Terlepas dari hal itu, katanya lagi, jik alaur kali nanti selesai dikeruk atau diperbaiki tanggulnya masyarakat hendaknya bisa ikut menjaga dan memeliharanya. Bukan sebaliknya, mereka justru sedikit demi sedikit sengaja menguruk lambira agar tanah pekaranagan biliknya bertambah.

Cara itu sudah lama dilakukan, yaitu sedikit demi sedikit membuang sampah di lambiran. Setelah cukup banyak sekitarnya mulai ditanami rumpun bambu atau pohon penguat lainnya, dan akhirnya lambiran kali hilang berubah menjadi tanah yang dihaki warga sekitar alur kali itu.

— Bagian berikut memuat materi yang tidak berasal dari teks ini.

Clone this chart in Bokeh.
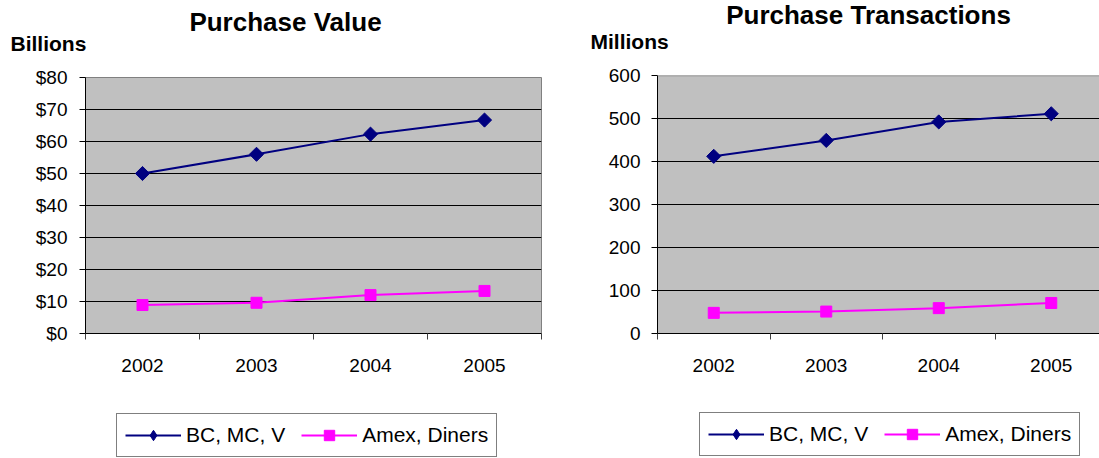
import math

from bokeh.core.properties import value
from bokeh.embed import file_html
from bokeh.layouts import column, row
from bokeh.models import (BasicTickFormatter, FixedTicker, Legend, LegendItem,
                          NumeralTickFormatter, Range1d, SingleIntervalTicker,
                          Span)
from bokeh.plotting import figure
from bokeh.resources import INLINE

# ---- data -------------------------------------------------------------
years = [2002, 2003, 2004, 2005]
series_names = ["BC, MC, V", "Amex, Diners"]

# purchase value, $ billions
value_bc_mc_v = [50.0, 56.0, 62.3, 66.7]
value_amex_diners = [8.9, 9.6, 12.0, 13.3]

# purchase transactions, millions
txn_bc_mc_v = [412, 449, 492, 511]
txn_amex_diners = [48, 51, 59, 71]

# ---- style ------------------------------------------------------------
FONT = "Liberation Sans"
NAVY = "#000080"
MAGENTA = "#FF00FF"
PLOT_BG = "#C0C0C0"
EDGE = "#808080"
HEADER_H = 60      # title strip
CHART_H = 335      # axes + plot area
FOOTER_H = 63      # legend strip


def blank_strip(width, height):
    """A figure whose frame fills the whole canvas, in pixel-like units
    measured from the top-left corner."""
    f = figure(width=width, height=height, output_backend="svg",
               toolbar_location=None, x_axis_type=None, y_axis_type=None,
               x_range=Range1d(0, width), y_range=Range1d(height, 0),
               min_border=0)
    f.outline_line_color = None
    f.background_fill_color = "white"
    f.border_fill_color = "white"
    return f


def make_header(width, title, title_cx, title_y, unit, unit_x, unit_y):
    h = blank_strip(width, HEADER_H)
    h.text(x=[title_cx], y=[title_y], text=[title],
           text_font=value(FONT), text_font_size="26px",
           text_font_style="bold", text_align="center",
           text_baseline="alphabetic", text_color="black")
    h.text(x=[unit_x], y=[unit_y], text=[unit],
           text_font=value(FONT), text_font_size="21px",
           text_font_style="bold", text_align="left",
           text_baseline="alphabetic", text_color="black")
    return h


def draw_series(fig, xs, ys_a, ys_b, bc_marker="square", bc_angle=math.pi / 4):
    a_line = fig.line(xs, ys_a, line_color=NAVY, line_width=2)
    a_pts = fig.scatter(xs, ys_a, marker=bc_marker, angle=bc_angle, size=10,
                        fill_color=NAVY, line_color=NAVY)
    b_line = fig.line(xs, ys_b, line_color=MAGENTA, line_width=2)
    b_pts = fig.scatter(xs, ys_b, marker="square", size=11,
                        fill_color=MAGENTA, line_color=MAGENTA)
    return (a_line, a_pts), (b_line, b_pts)


def make_chart(series_a, series_b, y_max, y_step, fmt, width, border_left,
               border_right, border_top, frame_h, x_end, y_standoff,
               full_outline):
    p = figure(width=width, height=CHART_H, output_backend="svg",
               toolbar_location=None,
               x_range=Range1d(years[0] - 0.5, x_end),
               y_range=Range1d(0, y_max),
               min_border_left=border_left, min_border_right=border_right,
               min_border_top=border_top,
               min_border_bottom=CHART_H - border_top - frame_h)
    p.background_fill_color = PLOT_BG
    p.border_fill_color = "white"
    if full_outline:
        p.outline_line_color = EDGE
        p.outline_line_width = 1
    else:
        p.outline_line_color = None
        p.add_layout(Span(location=y_max, dimension="width",
                          line_color=EDGE, line_width=1.5))

    # value axis
    yax = p.yaxis[0]
    yax.ticker = SingleIntervalTicker(interval=y_step, num_minor_ticks=0)
    yax.formatter = fmt
    yax.axis_line_color = "black"
    yax.major_tick_line_color = "black"
    yax.major_tick_out = 6
    yax.major_tick_in = 0
    yax.minor_tick_line_color = None
    yax.major_label_standoff = y_standoff
    yax.major_label_text_font = FONT
    yax.major_label_text_font_size = "19px"
    yax.major_label_text_color = "black"

    # year axis: labels under each year, tick marks between years
    xax = p.xaxis[0]
    xax.ticker = FixedTicker(ticks=years,
                             minor_ticks=[y - 0.5 for y in years] + [years[-1] + 0.5])
    xax.formatter = BasicTickFormatter(use_scientific=False)
    xax.axis_line_color = "black"
    xax.major_tick_line_color = None
    xax.major_tick_out = 0
    xax.major_tick_in = 0
    xax.minor_tick_line_color = "#404040"
    xax.minor_tick_out = 6
    xax.minor_tick_in = 0
    xax.major_label_standoff = 19
    xax.major_label_text_font = FONT
    xax.major_label_text_font_size = "19px"
    xax.major_label_text_color = "black"

    p.xgrid.visible = False
    p.ygrid.grid_line_color = "black"
    p.ygrid.grid_line_width = 1

    draw_series(p, years, series_a, series_b)
    return p


def make_footer(width, series_a, series_b, legend_x, legend_y):
    f = blank_strip(width, FOOTER_H)
    # same series drawn here only to feed the legend swatches; they fall
    # outside this strip's ranges so only the legend shows.  Legend markers
    # are never rotated, so the diamond swatch uses the diamond marker.
    a, b = draw_series(f, years, series_a, series_b,
                       bc_marker="diamond", bc_angle=0)
    leg = Legend(items=[LegendItem(label=series_names[0], renderers=list(a)),
                        LegendItem(label=series_names[1], renderers=list(b))],
                 orientation="horizontal", location=(legend_x, legend_y))
    leg.label_text_font = FONT
    leg.label_text_font_size = "21px"
    leg.label_text_color = "black"
    leg.glyph_width = 56
    leg.glyph_height = 26
    leg.label_standoff = 5
    leg.spacing = 16
    leg.padding = 8
    leg.border_line_color = "black"
    leg.border_line_width = 1
    leg.background_fill_color = "white"
    leg.background_fill_alpha = 1.0
    f.add_layout(leg, "center")
    return f


# each strip sits in its own row so the column leaves its frame alone
left_col = column(
    row(make_header(549, "Purchase Value", 285, 21, "Billions", 10, 43)),
    row(make_chart(value_bc_mc_v, value_amex_diners, 80, 10,
                   NumeralTickFormatter(format="$0"), width=549, border_left=85,
                   border_right=8, border_top=17, frame_h=256,
                   x_end=years[-1] + 0.5, y_standoff=12, full_outline=True)),
    row(make_footer(549, value_bc_mc_v, value_amex_diners, 116, 1)),
)

right_col = column(
    row(make_header(550, "Purchase Transactions", 868 - 549, 14,
                    "Millions", 590 - 549, 41)),
    row(make_chart(txn_bc_mc_v, txn_amex_diners, 600, 100,
                   NumeralTickFormatter(format="0"), width=550, border_left=108,
                   border_right=0, border_top=15, frame_h=258,
                   x_end=years[0] - 0.5 + 442 / 112.5,
                   y_standoff=11, full_outline=False)),
    row(make_footer(550, txn_bc_mc_v, txn_amex_diners, 699 - 549, 2)),
)

layout = row(left_col, right_col)
open("out.html", "w").write(file_html(layout, INLINE))
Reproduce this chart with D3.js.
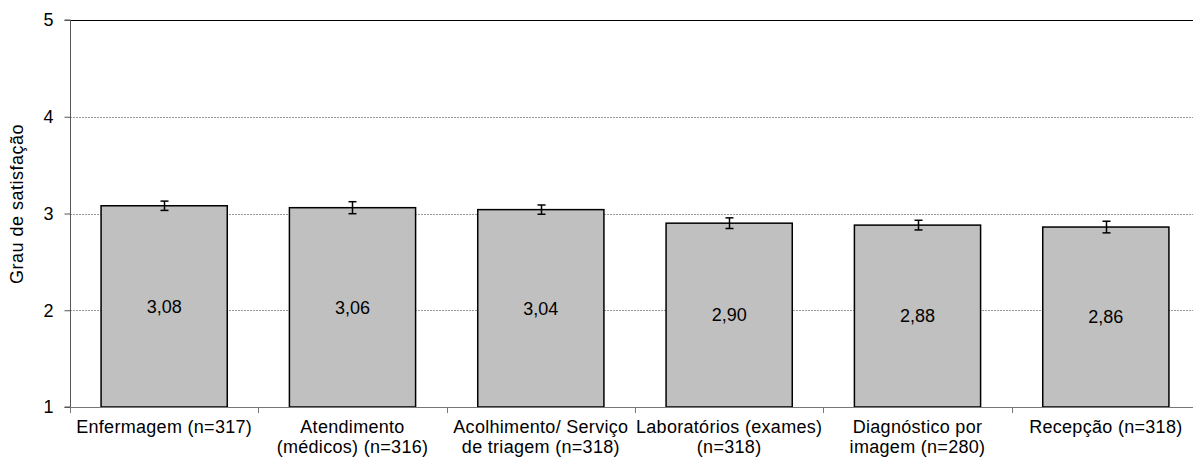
<!DOCTYPE html>
<html>
<head>
<meta charset="utf-8">
<script src="https://cdn.jsdelivr.net/npm/d3@7"></script>
<style>
  body { margin: 0; background: #fff; }
  svg { display: block; }
  svg text { font-family: "Liberation Sans", Arial, sans-serif; }
</style>
</head>
<body>
<svg id="chart" width="1193" height="458"></svg>
<script>
const categories = [
  ["Enfermagem (n=317)"],
  ["Atendimento", "(médicos) (n=316)"],
  ["Acolhimento/ Serviço", "de triagem (n=318)"],
  ["Laboratórios (exames)", "(n=318)"],
  ["Diagnóstico por", "imagem (n=280)"],
  ["Recepção (n=318)"]
];
const values = [3.08, 3.06, 3.04, 2.90, 2.88, 2.86];
const errors = [0.048, 0.062, 0.048, 0.055, 0.050, 0.060];
const valueLabels = ["3,08", "3,06", "3,04", "2,90", "2,88", "2,86"];
const yTicks = [1, 2, 3, 4, 5];
const yTitle = "Grau de satisfação";

(function () {
const svg = d3.select("#chart");
const mLeft = 70, mRight = 1200, mTop = 20, mBottom = 407;
const FS = 18;

const x = d3.scaleBand().domain(d3.range(categories.length)).range([mLeft, mRight]).paddingInner(0.33).paddingOuter(0.165);
const xTick = d3.scaleBand().domain(d3.range(categories.length)).range([mLeft, mRight]).padding(0);
const y = d3.scaleLinear().domain([1, 5]).range([mBottom, mTop]);

// gridlines
svg.append("g").selectAll("line").data(yTicks.filter(t => t > 1 && t < 5)).join("line")
  .attr("x1", mLeft).attr("x2", mRight)
  .attr("y1", d => Math.round(y(d)) + 0.5).attr("y2", d => Math.round(y(d)) + 0.5)
  .attr("stroke", "#9a9a9a").attr("stroke-width", 1).attr("stroke-dasharray", "2,1");

// top border
svg.append("line").attr("x1", mLeft).attr("x2", mRight)
  .attr("y1", Math.round(y(5)) + 0.5).attr("y2", Math.round(y(5)) + 0.5)
  .attr("stroke", "#000").attr("stroke-width", 1);

// bars
svg.append("g").selectAll("rect").data(values).join("rect")
  .attr("x", (d, i) => x(i)).attr("width", x.bandwidth())
  .attr("y", d => y(d)).attr("height", d => y(1) - y(d))
  .attr("fill", "#c0c0c0").attr("stroke", "#000").attr("stroke-width", 1.5);

// value labels
svg.append("g").selectAll("text").data(values).join("text")
  .attr("x", (d, i) => x(i) + x.bandwidth() / 2)
  .attr("y", d => (y(d) + y(1)) / 2)
  .attr("dy", "0.35em")
  .attr("text-anchor", "middle").attr("font-size", FS).attr("fill", "#000")
  .text((d, i) => valueLabels[i]);

// error bars
const eg = svg.append("g").attr("stroke", "#000").attr("stroke-width", 1.5);
values.forEach((v, i) => {
  const cx = Math.round(x(i) + x.bandwidth() / 2) + 0.5;
  const y0 = y(v + errors[i]), y1 = y(v - errors[i]);
  eg.append("line").attr("x1", cx).attr("x2", cx).attr("y1", y0).attr("y2", y1);
  eg.append("line").attr("x1", cx - 4).attr("x2", cx + 4).attr("y1", y0).attr("y2", y0);
  eg.append("line").attr("x1", cx - 4).attr("x2", cx + 4).attr("y1", y1).attr("y2", y1);
});

// y axis
const yAxis = svg.append("g").attr("transform", `translate(${mLeft + 0.5},0)`)
  .call(d3.axisLeft(y).tickValues(yTicks).tickFormat(d3.format("d")).tickSize(6).tickPadding(11));
yAxis.select(".domain").attr("stroke", "#555").attr("d", `M-6,${mTop}H0V${mBottom}H-6`);
yAxis.selectAll(".tick line").attr("stroke", "#555");
yAxis.selectAll(".tick text").attr("font-size", FS).attr("fill", "#000")
  .attr("font-family", "Liberation Sans, Arial, sans-serif");

// x axis line
svg.append("line").attr("x1", mLeft).attr("x2", mRight)
  .attr("y1", mBottom + 0.5).attr("y2", mBottom + 0.5).attr("stroke", "#777").attr("stroke-width", 1);
// x ticks at category boundaries
svg.append("g").selectAll("line").data(d3.range(categories.length + 1)).join("line")
  .attr("x1", d => Math.round(mLeft + d * xTick.bandwidth()) + 0.5)
  .attr("x2", d => Math.round(mLeft + d * xTick.bandwidth()) + 0.5)
  .attr("y1", mBottom).attr("y2", mBottom + 6)
  .attr("stroke", "#777");

// x labels
const xl = svg.append("g");
categories.forEach((lines, i) => {
  const t = xl.append("text")
    .attr("x", xTick(i) + xTick.bandwidth() / 2)
    .attr("y", 433)
    .attr("text-anchor", "middle").attr("font-size", FS).attr("letter-spacing", 0.3).attr("fill", "#000");
  lines.forEach((ln, j) => {
    t.append("tspan").attr("x", xTick(i) + xTick.bandwidth() / 2).attr("dy", j === 0 ? 0 : 20).text(ln);
  });
});

// y title
svg.append("text")
  .attr("transform", `translate(23,204) rotate(-90)`)
  .attr("text-anchor", "middle").attr("font-size", FS).attr("letter-spacing", 0.5).attr("fill", "#000")
  .text(yTitle);
})();
</script>
</body>
</html>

Risikonya, jika alur kali mengalami pendagkalan seperti sekarang untuk mengeruk endapan lumpur pihaknya mengalami kesulitan, terutama saat harus membawa alat berat masuk ke lokasi kali yang harus dikeruk, atau dipasangi penguat, baik bronjong maupun talut.

Selain Kali Sani, untuk lima alur kali lainnya, adalah Kedunglo yang berhulu di sekitar hutan wilayah Kecamatan Winong, kali Ombo, di Desa Raci Kecamatan Batangan. "Selebihnya alur Kali Tayu, di Desa Keboromo, kecamatan Tayu, Kali Suwatu di kecamatan Margoyoso, dan Kali Gungwedi, di Kecamatan Wedarijaksa."